▶ **Problem requirements**
Leaving the pictures out, print the lines from the first line of the listing through the line containing "inner sep=0pt] (tr)", exactly as they read, and no others.

▶ **Data provided**
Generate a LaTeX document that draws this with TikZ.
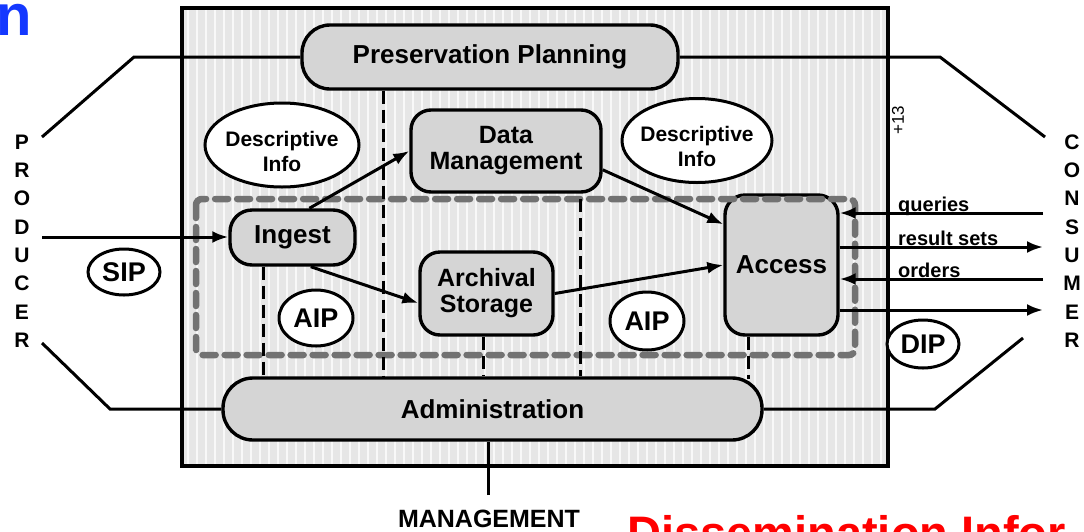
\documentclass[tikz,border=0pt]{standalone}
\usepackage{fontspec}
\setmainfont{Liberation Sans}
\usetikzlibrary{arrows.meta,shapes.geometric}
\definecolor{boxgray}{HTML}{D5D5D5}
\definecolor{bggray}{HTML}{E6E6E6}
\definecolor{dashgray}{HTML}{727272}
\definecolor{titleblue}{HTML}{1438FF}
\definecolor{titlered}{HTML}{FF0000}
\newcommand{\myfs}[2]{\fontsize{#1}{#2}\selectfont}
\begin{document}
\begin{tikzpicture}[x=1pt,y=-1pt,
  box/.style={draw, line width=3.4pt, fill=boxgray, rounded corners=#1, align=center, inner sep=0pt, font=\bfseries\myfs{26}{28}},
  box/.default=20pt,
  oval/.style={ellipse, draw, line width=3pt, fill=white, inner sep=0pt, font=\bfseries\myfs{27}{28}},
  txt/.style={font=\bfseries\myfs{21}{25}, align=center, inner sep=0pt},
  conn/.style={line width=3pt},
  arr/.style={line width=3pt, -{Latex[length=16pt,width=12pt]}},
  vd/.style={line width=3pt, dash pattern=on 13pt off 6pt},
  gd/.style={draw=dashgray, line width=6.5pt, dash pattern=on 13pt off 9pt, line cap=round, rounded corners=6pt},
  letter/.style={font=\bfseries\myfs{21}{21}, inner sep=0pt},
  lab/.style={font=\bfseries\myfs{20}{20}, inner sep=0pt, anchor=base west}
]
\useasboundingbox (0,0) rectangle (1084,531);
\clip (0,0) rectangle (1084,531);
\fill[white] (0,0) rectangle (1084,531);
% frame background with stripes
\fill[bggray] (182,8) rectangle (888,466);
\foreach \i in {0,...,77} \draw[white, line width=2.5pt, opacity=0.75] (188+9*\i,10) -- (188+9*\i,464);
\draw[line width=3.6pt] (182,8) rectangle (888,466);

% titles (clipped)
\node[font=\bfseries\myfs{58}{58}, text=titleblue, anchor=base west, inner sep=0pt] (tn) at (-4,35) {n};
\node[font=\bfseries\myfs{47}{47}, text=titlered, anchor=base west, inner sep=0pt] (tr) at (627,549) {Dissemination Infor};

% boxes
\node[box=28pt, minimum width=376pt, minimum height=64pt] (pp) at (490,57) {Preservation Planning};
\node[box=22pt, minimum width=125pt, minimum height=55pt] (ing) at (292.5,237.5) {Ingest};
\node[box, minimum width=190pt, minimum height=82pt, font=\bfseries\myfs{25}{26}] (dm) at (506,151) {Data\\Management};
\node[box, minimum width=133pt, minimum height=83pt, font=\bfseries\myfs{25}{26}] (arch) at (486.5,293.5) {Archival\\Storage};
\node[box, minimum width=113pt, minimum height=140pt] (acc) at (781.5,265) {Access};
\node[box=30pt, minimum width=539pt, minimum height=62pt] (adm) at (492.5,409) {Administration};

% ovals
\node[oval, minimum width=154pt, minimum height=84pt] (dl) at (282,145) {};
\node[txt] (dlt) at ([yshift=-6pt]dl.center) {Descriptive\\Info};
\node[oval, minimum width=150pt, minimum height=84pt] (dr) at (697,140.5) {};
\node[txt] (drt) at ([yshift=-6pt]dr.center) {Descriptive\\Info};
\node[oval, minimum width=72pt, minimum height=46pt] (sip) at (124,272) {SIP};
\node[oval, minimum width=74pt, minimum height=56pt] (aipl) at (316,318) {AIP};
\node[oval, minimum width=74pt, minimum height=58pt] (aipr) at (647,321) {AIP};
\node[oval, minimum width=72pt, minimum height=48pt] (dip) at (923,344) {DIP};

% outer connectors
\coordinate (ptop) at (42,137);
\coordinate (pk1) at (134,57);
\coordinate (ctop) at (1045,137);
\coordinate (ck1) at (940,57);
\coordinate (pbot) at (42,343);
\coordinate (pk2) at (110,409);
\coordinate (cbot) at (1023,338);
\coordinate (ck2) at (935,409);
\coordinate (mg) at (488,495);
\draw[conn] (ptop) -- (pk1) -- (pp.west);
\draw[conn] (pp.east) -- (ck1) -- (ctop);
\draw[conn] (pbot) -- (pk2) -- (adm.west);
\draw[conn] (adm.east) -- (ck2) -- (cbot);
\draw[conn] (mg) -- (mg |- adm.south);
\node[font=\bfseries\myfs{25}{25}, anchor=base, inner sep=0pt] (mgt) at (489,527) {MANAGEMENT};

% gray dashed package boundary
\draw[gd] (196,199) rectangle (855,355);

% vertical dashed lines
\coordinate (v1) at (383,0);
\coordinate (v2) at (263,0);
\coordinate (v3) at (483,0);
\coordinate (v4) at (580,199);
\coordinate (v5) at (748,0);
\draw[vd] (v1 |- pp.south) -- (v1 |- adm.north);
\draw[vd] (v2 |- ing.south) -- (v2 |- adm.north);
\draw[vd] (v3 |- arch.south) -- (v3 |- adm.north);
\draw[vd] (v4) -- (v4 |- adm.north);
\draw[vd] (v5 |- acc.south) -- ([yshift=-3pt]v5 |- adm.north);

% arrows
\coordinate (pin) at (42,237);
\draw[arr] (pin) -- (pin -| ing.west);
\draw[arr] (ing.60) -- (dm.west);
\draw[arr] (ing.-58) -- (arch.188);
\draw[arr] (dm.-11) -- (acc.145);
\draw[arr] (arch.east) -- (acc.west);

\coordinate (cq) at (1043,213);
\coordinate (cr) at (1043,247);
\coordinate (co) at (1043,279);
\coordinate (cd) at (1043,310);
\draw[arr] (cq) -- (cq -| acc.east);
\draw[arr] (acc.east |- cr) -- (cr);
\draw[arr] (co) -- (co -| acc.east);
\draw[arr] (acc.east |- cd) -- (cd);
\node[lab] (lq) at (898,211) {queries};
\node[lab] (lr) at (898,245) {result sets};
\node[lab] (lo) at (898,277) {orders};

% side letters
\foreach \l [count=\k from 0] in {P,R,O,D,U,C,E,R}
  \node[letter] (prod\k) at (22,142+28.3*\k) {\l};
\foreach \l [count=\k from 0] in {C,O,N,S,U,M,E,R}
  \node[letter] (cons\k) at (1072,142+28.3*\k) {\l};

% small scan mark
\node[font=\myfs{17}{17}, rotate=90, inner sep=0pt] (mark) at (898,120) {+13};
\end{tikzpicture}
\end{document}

▶ **Full output**
Generate a LaTeX document that draws this with TikZ.
\documentclass[tikz,border=0pt]{standalone}
\usepackage{fontspec}
\setmainfont{Liberation Sans}
\usetikzlibrary{arrows.meta,shapes.geometric}
\definecolor{boxgray}{HTML}{D5D5D5}
\definecolor{bggray}{HTML}{E6E6E6}
\definecolor{dashgray}{HTML}{727272}
\definecolor{titleblue}{HTML}{1438FF}
\definecolor{titlered}{HTML}{FF0000}
\newcommand{\myfs}[2]{\fontsize{#1}{#2}\selectfont}
\begin{document}
\begin{tikzpicture}[x=1pt,y=-1pt,
  box/.style={draw, line width=3.4pt, fill=boxgray, rounded corners=#1, align=center, inner sep=0pt, font=\bfseries\myfs{26}{28}},
  box/.default=20pt,
  oval/.style={ellipse, draw, line width=3pt, fill=white, inner sep=0pt, font=\bfseries\myfs{27}{28}},
  txt/.style={font=\bfseries\myfs{21}{25}, align=center, inner sep=0pt},
  conn/.style={line width=3pt},
  arr/.style={line width=3pt, -{Latex[length=16pt,width=12pt]}},
  vd/.style={line width=3pt, dash pattern=on 13pt off 6pt},
  gd/.style={draw=dashgray, line width=6.5pt, dash pattern=on 13pt off 9pt, line cap=round, rounded corners=6pt},
  letter/.style={font=\bfseries\myfs{21}{21}, inner sep=0pt},
  lab/.style={font=\bfseries\myfs{20}{20}, inner sep=0pt, anchor=base west}
]
\useasboundingbox (0,0) rectangle (1084,531);
\clip (0,0) rectangle (1084,531);
\fill[white] (0,0) rectangle (1084,531);
% frame background with stripes
\fill[bggray] (182,8) rectangle (888,466);
\foreach \i in {0,...,77} \draw[white, line width=2.5pt, opacity=0.75] (188+9*\i,10) -- (188+9*\i,464);
\draw[line width=3.6pt] (182,8) rectangle (888,466);

% titles (clipped)
\node[font=\bfseries\myfs{58}{58}, text=titleblue, anchor=base west, inner sep=0pt] (tn) at (-4,35) {n};
\node[font=\bfseries\myfs{47}{47}, text=titlered, anchor=base west, inner sep=0pt] (tr) at (627,549) {Dissemination Infor};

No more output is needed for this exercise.